§ THE TASK: Set the lines down again exactly, first line through the line that contains "const bacYR = [[0.784, 0.448], [0.713, 0.511], [0.696, 0.423]];", with no pictures.

————————

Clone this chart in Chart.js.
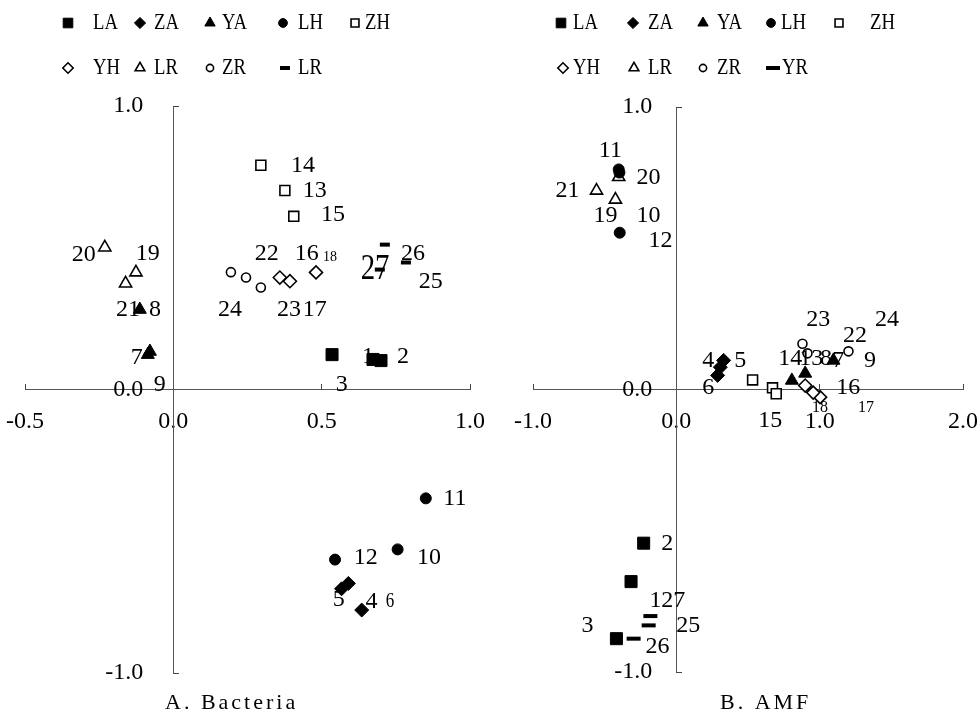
<!DOCTYPE html>
<html>
<head>
<meta charset="utf-8">
<script src="https://cdn.jsdelivr.net/npm/chart.js@4.4.1/dist/chart.umd.min.js"></script>
<style>
  html, body { margin: 0; padding: 0; background: #fff; }
  #wrap { position: relative; width: 977px; height: 716px; }
  #wrap canvas { position: absolute; left: 0; top: 0; }
</style>
</head>
<body>
<div id="wrap">
  <canvas id="bac" width="977" height="716"></canvas>
  <canvas id="amf" width="977" height="716"></canvas>
</div>
<script>
// Group order, 3 samples each: LA 1-3, ZA 4-6, YA 7-9, LH 10-12, ZH 13-15, YH 16-18, LR 19-21, ZR 22-24, YR 25-27
const seriesKeys = ['LA', 'ZA', 'YA', 'LH', 'ZH', 'YH', 'LR', 'ZR', 'YR'];
const bacLegendText = ['LA', 'ZA', 'YA', 'LH', 'ZH', 'YH', 'LR', 'ZR', 'LR'];
const amfLegendText = ['LA', 'ZA', 'YA', 'LH', 'ZH', 'YH', 'LR', 'ZR', 'YR'];

const bacXTicks = [-0.5, 0.0, 0.5, 1.0];
const amfXTicks = [-1.0, 0.0, 1.0, 2.0];
const yTicks = [-1.0, 0.0, 1.0];

// A. Bacteria scores
const bacLA = [[0.673, 0.106], [0.700, 0.102], [0.535, 0.123]];
const bacZA = [[0.635, -0.778], [0.567, -0.703], [0.590, -0.684]];
const bacYA = [[-0.086, 0.123], [-0.113, 0.282], [-0.079, 0.134]];
const bacLH = [[0.756, -0.564], [0.851, -0.384], [0.545, -0.600]];
const bacZH = [[0.376, 0.702], [0.295, 0.791], [0.406, 0.611]];
const bacYH = [[0.481, 0.413], [0.393, 0.382], [0.359, 0.395]];
const bacLR = [[-0.126, 0.413], [-0.231, 0.501], [-0.161, 0.374]];
const bacZR = [[0.245, 0.395], [0.295, 0.360], [0.194, 0.414]];
const bacYR = [[0.784, 0.448], [0.713, 0.511], [0.696, 0.423]];

// B. AMF scores
const amfLA = [[-0.316, -0.680], [-0.228, -0.544], [-0.418, -0.882]];
const amfZA = [[0.330, 0.103], [0.307, 0.079], [0.288, 0.050]];
const amfYA = [[0.899, 0.057], [0.806, 0.032], [1.096, 0.103]];
const amfLH = [[-0.397, 0.768], [-0.402, 0.779], [-0.395, 0.555]];
const amfZH = [[0.671, 0.006], [0.697, -0.015], [0.532, 0.034]];
const amfYH = [[0.899, 0.014], [1.003, -0.027], [0.955, -0.011]];
const amfLR = [[-0.425, 0.672], [-0.402, 0.752], [-0.557, 0.704]];
const amfZR = [[1.201, 0.135], [0.880, 0.162], [0.915, 0.128]];
const amfYR = [[-0.193, -0.835], [-0.298, -0.882], [-0.181, -0.802]];

// sample number labels as placed in the figure: [text, x, y] in axis units
const bacLabels = [
  ['1', 0.656, 0.116], ['2', 0.774, 0.116], ['3', 0.568, 0.018],
  ['4', 0.668, -0.750], ['5', 0.558, -0.741], ['6', 0.730, -0.750],
  ['7', -0.123, 0.113], ['8', -0.062, 0.282], ['9', -0.046, 0.018],
  ['10', 0.862, -0.592], ['11', 0.949, -0.384], ['12', 0.649, -0.592],
  ['13', 0.477, 0.702], ['14', 0.437, 0.790], ['15', 0.538, 0.617],
  ['16', 0.450, 0.480], ['17', 0.477, 0.282], ['18', 0.528, 0.466],
  ['19', -0.086, 0.480], ['20', -0.302, 0.476], ['21', -0.153, 0.282],
  ['22', 0.315, 0.480], ['23', 0.390, 0.282], ['24', 0.191, 0.282],
  ['25', 0.868, 0.381], ['26', 0.808, 0.480], ['27', 0.680, 0.423]
];
const amfLabels = [
  ['1', -0.146, -0.747], ['2', -0.063, -0.545], ['3', -0.620, -0.835],
  ['4', 0.223, 0.103], ['5', 0.446, 0.103], ['6', 0.223, 0.007],
  ['7', 1.129, 0.103], ['8', 1.045, 0.110], ['9', 1.352, 0.103],
  ['10', -0.195, 0.616], ['11', -0.460, 0.846], ['12', -0.111, 0.527],
  ['13', 0.941, 0.110], ['14', 0.794, 0.110], ['15', 0.655, -0.110],
  ['16', 1.199, 0.007], ['17', 1.324, -0.064], ['18', 1.003, -0.064],
  ['19', -0.495, 0.616], ['20', -0.195, 0.750], ['21', -0.760, 0.704],
  ['22', 1.247, 0.191], ['23', 0.990, 0.248], ['24', 1.470, 0.248],
  ['25', 0.084, -0.835], ['26', -0.132, -0.910], ['27', -0.021, -0.747]
];

// ---- styles ----
const FONT = '"Liberation Serif", "DejaVu Serif", serif';
const markStyle = {
  LA: { pointStyle: 'rect', radius: 8.5, filled: true },
  ZA: { pointStyle: 'rectRot', radius: 7, filled: true },
  YA: { pointStyle: 'triangle', radius: 7.5, filled: true },
  LH: { pointStyle: 'circle', radius: 5.5, filled: true },
  ZH: { pointStyle: 'rect', radius: 7, filled: false },
  YH: { pointStyle: 'rectRot', radius: 6.5, filled: false },
  LR: { pointStyle: 'triangle', radius: 7, filled: false },
  ZR: { pointStyle: 'circle', radius: 4.5, filled: false },
  YR: { pointStyle: 'line', radius: 5, filled: true, width: 4 }
};

function makeDatasets(series, yrRadius) {
  return seriesKeys.map((k, i) => {
    const s = markStyle[k];
    return {
      label: k,
      data: series[i].map(([x, y]) => ({ x, y })),
      pointStyle: s.pointStyle,
      pointRadius: k === 'YR' ? yrRadius : s.radius,
      pointBackgroundColor: s.filled ? '#000' : '#fff',
      pointBorderColor: '#000',
      pointBorderWidth: s.width || (s.filled ? 1 : 1.6),
      clip: false
    };
  });
}

function drawText(ctx, text, x, y, size, sx, align, spacing) {
  ctx.save();
  ctx.translate(x, y);
  ctx.scale(sx, 1);
  ctx.font = size + 'px ' + FONT;
  ctx.textAlign = align;
  ctx.textBaseline = 'middle';
  if (spacing) ctx.letterSpacing = spacing;
  ctx.fillText(text, 0, 0);
  ctx.restore();
}

// sample labels, legend rows and caption
const annotate = {
  id: 'annotate',
  afterDatasetsDraw(chart, args, o) {
    const ctx = chart.ctx, xs = chart.scales.x, ys = chart.scales.y;
    ctx.save();
    ctx.fillStyle = '#000';
    o.labels.forEach(([t, vx, vy]) => {
      const f = o.labelFont[t] || [24, 1];
      drawText(ctx, t, xs.getPixelForValue(vx), ys.getPixelForValue(vy), f[0], f[1], 'center');
    });

    seriesKeys.forEach((k, i) => {
      const row = i < 5 ? 0 : 1, col = i < 5 ? i : i - 5;
      const my = o.legendY[row];
      const s = markStyle[k];
      const r = k === 'YR' ? o.yrRadius : s.radius * 0.8;
      ctx.fillStyle = s.filled ? '#000' : '#fff';
      ctx.strokeStyle = '#000';
      ctx.lineWidth = s.width || (s.filled ? 1 : 1.6);
      Chart.helpers.drawPoint(ctx, { pointStyle: s.pointStyle, radius: r, borderWidth: ctx.lineWidth, rotation: 0 },
        o.legendMarkX[row][col], my);
      ctx.fillStyle = '#000';
      drawText(ctx, o.legendText[i], o.legendTextX[row][col], my, 24, 0.78, 'left');
    });

    drawText(ctx, o.caption, o.captionX, 703, 22, 1, 'left', '3px');
    ctx.restore();
  }
};

// axes cross at the origin; they take no layout room, so the padding alone sets the plot box
function axis(ticks, pos, horizontal, gap) {
  return {
    type: 'linear',
    min: ticks[0],
    max: ticks[ticks.length - 1],
    position: pos,
    afterFit: s => {
      if (horizontal) s.height = 0; else s.width = 0;
      s.paddingLeft = s.paddingRight = s.paddingTop = s.paddingBottom = 0;
    },
    afterBuildTicks: s => { s.ticks = ticks.map(v => ({ value: v })); },
    ticks: {
      font: { family: FONT, size: 24 },
      color: '#000',
      padding: 24,
      maxRotation: 0,
      autoSkip: false,
      // y labels sit right-aligned on the axis line, trailing spaces push them off it
      callback: v => Number(v).toFixed(1) + gap
    },
    grid: { drawOnChartArea: false, drawTicks: true, tickLength: -6, color: '#444', lineWidth: 1 },
    border: { display: true, color: '#555', width: 1 }
  };
}

function makeChart(id, series, xTicks, pad, yGap, yrRadius, annot) {
  return new Chart(document.getElementById(id), {
    type: 'scatter',
    data: { datasets: makeDatasets(series, yrRadius) },
    options: {
      responsive: false,
      animation: false,
      events: [],
      layout: { padding: pad },
      plugins: {
        legend: { display: false },
        tooltip: { enabled: false },
        annotate: Object.assign({ yrRadius }, annot)
      },
      scales: {
        x: axis(xTicks, { y: 0 }, true, ''),
        y: axis(yTicks, { x: 0 }, false, yGap)
      }
    },
    plugins: [annotate]
  });
}

makeChart('bac',
  [bacLA, bacZA, bacYA, bacLH, bacZH, bacYH, bacLR, bacZR, bacYR],
  bacXTicks, { left: 25, right: 507, top: 106, bottom: 43 }, '     ', 5,
  {
    labels: bacLabels,
    labelFont: { '27': [36, 0.8], '18': [14, 1], '6': [20, 0.85] },
    legendText: bacLegendText,
    legendY: [23, 68],
    legendMarkX: [[68, 140, 210, 283, 355], [68, 140, 210, 285]],
    legendTextX: [[93, 154, 222, 298, 365], [93, 154, 222, 298]],
    caption: 'A. Bacteria',
    captionX: 165
  });

makeChart('amf',
  [amfLA, amfZA, amfYA, amfLH, amfZH, amfYH, amfLR, amfZR, amfYR],
  amfXTicks, { left: 533, right: 14, top: 107, bottom: 44 }, '    ', 7,
  {
    labels: amfLabels,
    labelFont: { '17': [16, 1], '18': [16, 1] },
    legendText: amfLegendText,
    legendY: [23, 68],
    legendMarkX: [[561, 633, 703, 771, 839], [563, 634, 703, 773]],
    legendTextX: [[573, 648, 717, 781, 870], [573, 648, 717, 782]],
    caption: 'B. AMF',
    captionX: 720
  });
</script>
</body>
</html>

————————

§ RESULT:
Clone this chart in Chart.js.
<!DOCTYPE html>
<html>
<head>
<meta charset="utf-8">
<script src="https://cdn.jsdelivr.net/npm/chart.js@4.4.1/dist/chart.umd.min.js"></script>
<style>
  html, body { margin: 0; padding: 0; background: #fff; }
  #wrap { position: relative; width: 977px; height: 716px; }
  #wrap canvas { position: absolute; left: 0; top: 0; }
</style>
</head>
<body>
<div id="wrap">
  <canvas id="bac" width="977" height="716"></canvas>
  <canvas id="amf" width="977" height="716"></canvas>
</div>
<script>
// Group order, 3 samples each: LA 1-3, ZA 4-6, YA 7-9, LH 10-12, ZH 13-15, YH 16-18, LR 19-21, ZR 22-24, YR 25-27
const seriesKeys = ['LA', 'ZA', 'YA', 'LH', 'ZH', 'YH', 'LR', 'ZR', 'YR'];
const bacLegendText = ['LA', 'ZA', 'YA', 'LH', 'ZH', 'YH', 'LR', 'ZR', 'LR'];
const amfLegendText = ['LA', 'ZA', 'YA', 'LH', 'ZH', 'YH', 'LR', 'ZR', 'YR'];

const bacXTicks = [-0.5, 0.0, 0.5, 1.0];
const amfXTicks = [-1.0, 0.0, 1.0, 2.0];
const yTicks = [-1.0, 0.0, 1.0];

// A. Bacteria scores
const bacLA = [[0.673, 0.106], [0.700, 0.102], [0.535, 0.123]];
const bacZA = [[0.635, -0.778], [0.567, -0.703], [0.590, -0.684]];
const bacYA = [[-0.086, 0.123], [-0.113, 0.282], [-0.079, 0.134]];
const bacLH = [[0.756, -0.564], [0.851, -0.384], [0.545, -0.600]];
const bacZH = [[0.376, 0.702], [0.295, 0.791], [0.406, 0.611]];
const bacYH = [[0.481, 0.413], [0.393, 0.382], [0.359, 0.395]];
const bacLR = [[-0.126, 0.413], [-0.231, 0.501], [-0.161, 0.374]];
const bacZR = [[0.245, 0.395], [0.295, 0.360], [0.194, 0.414]];
const bacYR = [[0.784, 0.448], [0.713, 0.511], [0.696, 0.423]];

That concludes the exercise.